Currently, FMLA requires employers to provide employees with up to 12 weeks of unpaid leave in a 12-month period. FMLA leave provides employees extended time off for the birth or adoption of a child; care for a spouse, parent or child with a serious health condition; or when the employee is unable to work due to a serious health condition. FMLA applies to employers who have at least 50 employees. A final rule, effective on January 16, 2009, updates the FMLA regulations to implement new military family leave entitlements enacted under the National Defense Authorization Act for FY 2008.
Sen. Edward Kennedy (D-Mass.), Chair of the Senate Health, Education, Labor and Pensions Committee, and Rep.

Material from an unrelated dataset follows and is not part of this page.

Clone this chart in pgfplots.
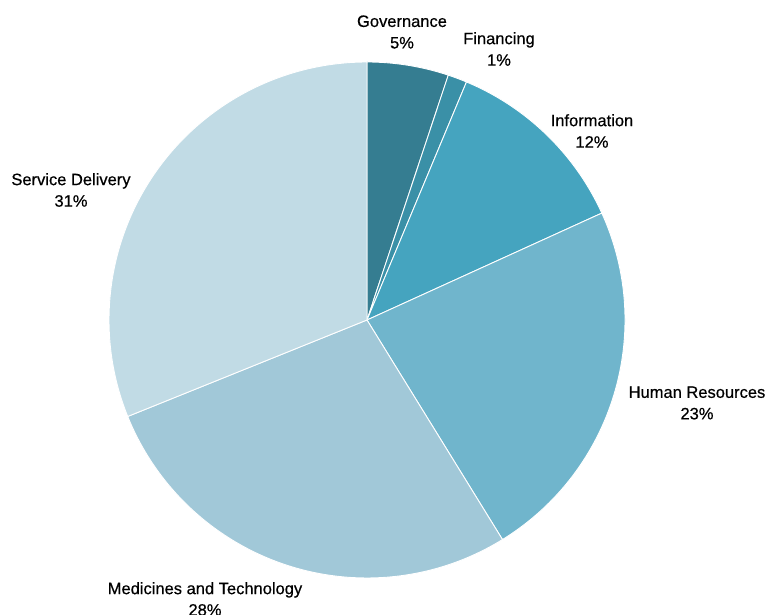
\documentclass[border=0pt]{standalone}
\usepackage{pgfplots}
\pgfplotsset{compat=1.18}
\usepackage{fontspec}
\setmainfont{Liberation Sans}
\newfontfamily\labelfont[FakeBold=0.5]{Liberation Sans}

\definecolor{cGov}{HTML}{357D91}
\definecolor{cFin}{HTML}{3A90A7}
\definecolor{cInfo}{HTML}{45A4BF}
\definecolor{cHR}{HTML}{70B5CC}
\definecolor{cMed}{HTML}{A1C8D8}
\definecolor{cSvc}{HTML}{C1DBE5}

% shares in percent, clockwise from 12 o'clock:
% Governance 5.1, Financing 1.2, Information 11.9,
% Human Resources 23.0, Medicines and Technology 27.7, Service Delivery 31.1
\newcommand{\slice}[3]{%
  \fill[#3, draw=white, line width=0.9pt]
    (axis cs:367,295) -- ++({90-3.6*#1}:258pt)
    arc[start angle={90-3.6*#1}, end angle={90-3.6*#2}, radius=258pt] -- cycle;%
}

\begin{document}
\begin{tikzpicture}
\begin{axis}[
    x=1pt, y=1pt,
    xmin=0, xmax=769,
    ymin=0, ymax=615,
    hide axis,
    clip=false,
    anchor=origin, at={(0,0)},
]
\addplot[draw=none, forget plot] coordinates {(0,0) (769,615)};

\slice{0}{5.1}{cGov}
\slice{5.1}{6.3}{cFin}
\slice{6.3}{18.2}{cInfo}
\slice{18.2}{41.2}{cHR}
\slice{41.2}{68.9}{cMed}
\slice{68.9}{100}{cSvc}

\begin{scope}[every node/.style={align=center, inner sep=0pt,
    font=\labelfont\fontsize{16.5}{21.5}\selectfont, text=black}]
\node at (axis cs:402,583) {Governance\\5\%};
\node at (axis cs:499,566) {Financing\\1\%};
\node at (axis cs:592,484) {Information\\12\%};
\node at (axis cs:71,425) {Service Delivery\\31\%};
\node at (axis cs:697,212) {Human Resources\\23\%};
\node at (axis cs:205,16) {Medicines and Technology\\28\%};
\end{scope}

\coordinate (sw) at (axis cs:0,0);
\coordinate (ne) at (axis cs:769,615);
\end{axis}
\pgfresetboundingbox
\path[use as bounding box] (sw) rectangle (ne);
\end{tikzpicture}
\end{document}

Rosa DeLauro (D-Conn.) introduced legislation, the Healthy Families Act, in the 110th Congress which would require employers with 15 or more employees to provide seven paid sick days to all employees working 20 hours or more per week. An employee’s sick time would be accrued as of the date of hire, and awarded on a pro-rated basis just three months after the date of hire. Rep. Pete Stark (D-Calif.) also introduced legislation in the 110th Congress, the Family Leave Insurance Act, which would expand the FMLA threshold all the way down to employers with just two employees and provide up to 12 weeks of paid leave to employees. The legislation establishes an FMLA fund financed by employers and employees through a new fee/tax equivalent to 0.2 percent of each employee’s earnings. That fund would then pay for individuals’ paid FMLA leave. This legislation could prove to be an added expense to employers and employees at absolutely the wrong time.
A past NSBA survey found that the majority of responding members (62 percent) already offer some kind of paid sick leave, but only eight percent offer it for employees working only 20 hours per week. Under the Healthy Families Act bill, 28 percent of business owners fear that productivity would decrease. Furthermore, 25 percent of respondents expected the per-employee cost of complying with the Healthy Families Act would exceed $1,000—for a business with just 15 employees, that would mean at least $15,000, not counting lost productivity. That is at least one full time job that can’t be added in order to allow the first 15 employees the luxury of paid time off. The administration of even the existing law has been a problem for business. Paperwork and legal requirements have overwhelmed small-business owners, who, prior to FMLA, often allowed employees time off without the government telling them how to do it.
Perhaps the most troublesome outcome of FMLA expansion is stifling job growth. Reducing FMLA thresholds to 30, 20 or even 15 could serve as a plateau above which small-business owners would hesitate to grow, especially if it means having to give paid leave to all employees.
NSBA urges Congress to oppose any move that would hinder an entrepreneur’s ability to create jobs—something an expansion of the FMLA would surely do.